As e-commerce sales growth in the U.S. grocery market heats up, CPG supply chains are facing bigger hurdles and more complexity.


Online shopping, new digital technologies and increasing channel fragmentation are intensifying the pressures on US consumer packaged goods (CPG) supply chains.

In a report by The Boston Consulting Group, How CPG Supply Chains Are Preparing for Seismic Change, highlights the top trends affecting CPG supply chains and the effect on CPG companies’ performance. Issues addressed in the report are: e-commerce sales growth, service-level performance, channel proliferation, network design and cash management trends. The report is based on the 2017 Supply Chain Benchmarking Study, a study of the US units of more than 30 leading CPG companies conducted jointly by BCG and GMA.

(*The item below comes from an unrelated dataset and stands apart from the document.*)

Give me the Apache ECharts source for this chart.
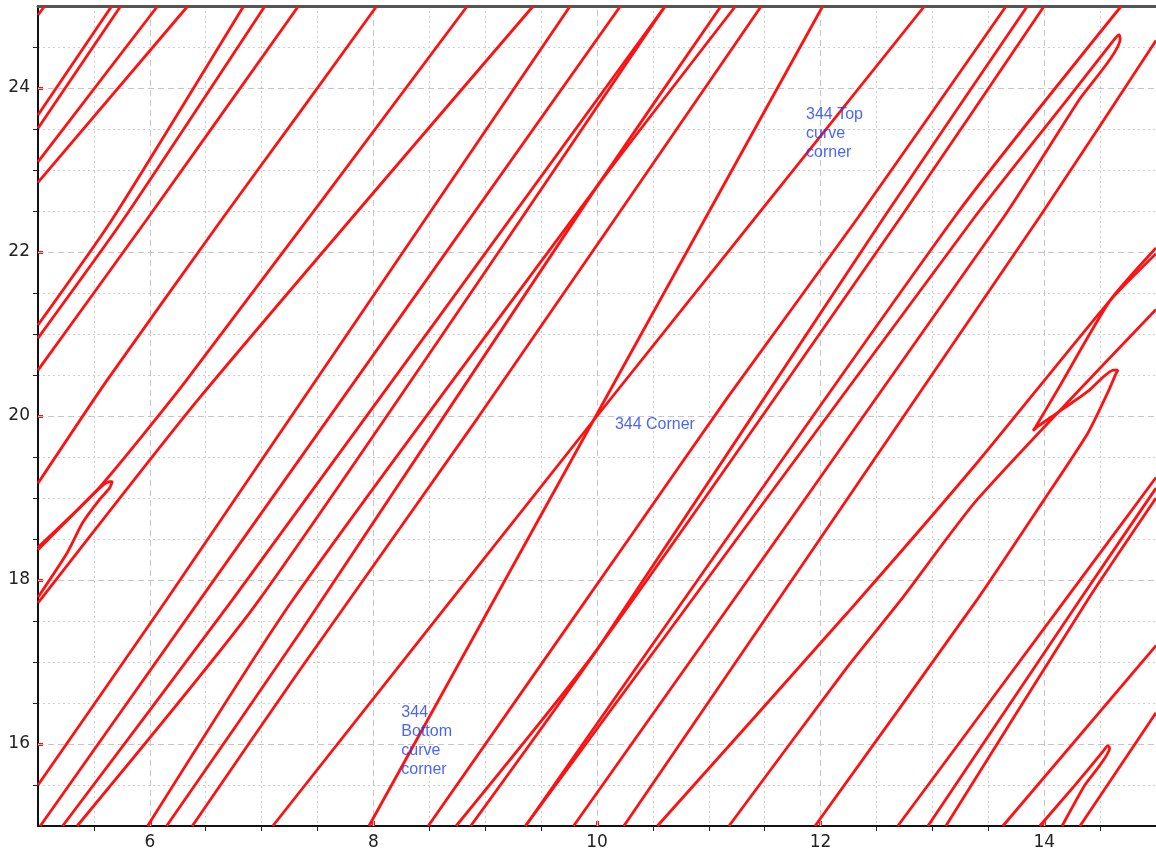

“It’s been a turbulent couple of years for the grocery industry, with major disruption and dislocation in the retail landscape,” Daniel Triot, senior director of the Trading Partner Alliance of GMA and the Food Marketing Institute said. “Despite the important performance gains in the supply chain in the past two years, CPG companies cannot be complacent. This report aims to provide guidance for CPG companies looking to harness new digital technologies and trends to support continued growth.”

Keeping Up with E-Commerce Sales Growth

Over the next two years, half the growth in North American grocery sales will come from e-commerce, but only 6 percent of CPG companies have a dedicated e-commerce supply chain team, and only 3 percent are able to fully track sales by channel. As US consumers increasingly come to rely on the digital marketplace for their product needs, the lack of readiness could cause companies to fall far behind in securing their share of customer wallet.

Channel Proliferation Squeezes Service Levels

According to the report, channel proliferation is the greatest impediment to on-time delivery performance. For example, median on-time delivery rates (requested arrival date, or RAD) to online retailers was just 64 percent.  

Among the report’s other key findings: 

  • CPGs companies carry the weight. CPG companies bear 60 percent of logistics costs and hold roughly 50 percent of the inventory. That burden may well increase.  
  • An ambient/cold-chain performance gap has emerged. Performance diverged significantly between ambient product makers and cold-chain manufacturers. Eighty percent of ambient companies enjoyed performance gains, while 60 percent of cold-chain companies experienced cost increases.  
  • Service generally improved. For the first time since 2010, CPG supply chains have improved their service levels—but not without incurring greater cost.  
  • The higher cost of delay. Retailers’ on-time requirements are becoming more stringent. Over the past two years, 76 percent of respondents noted that their companies’ on-time requirements have grown.  
  • Network design is an overwhelming priority. Service-level pressures are prompting more frequent network redesign. Eighty percent of respondents ranked network redesign a top priority, up from 72% in the previous GMA/BCG study.

In the near future, CPG companies will face rising customer demands, further repercussions from channel proliferation, looming transportation constraints and the need for more frequent network redesign.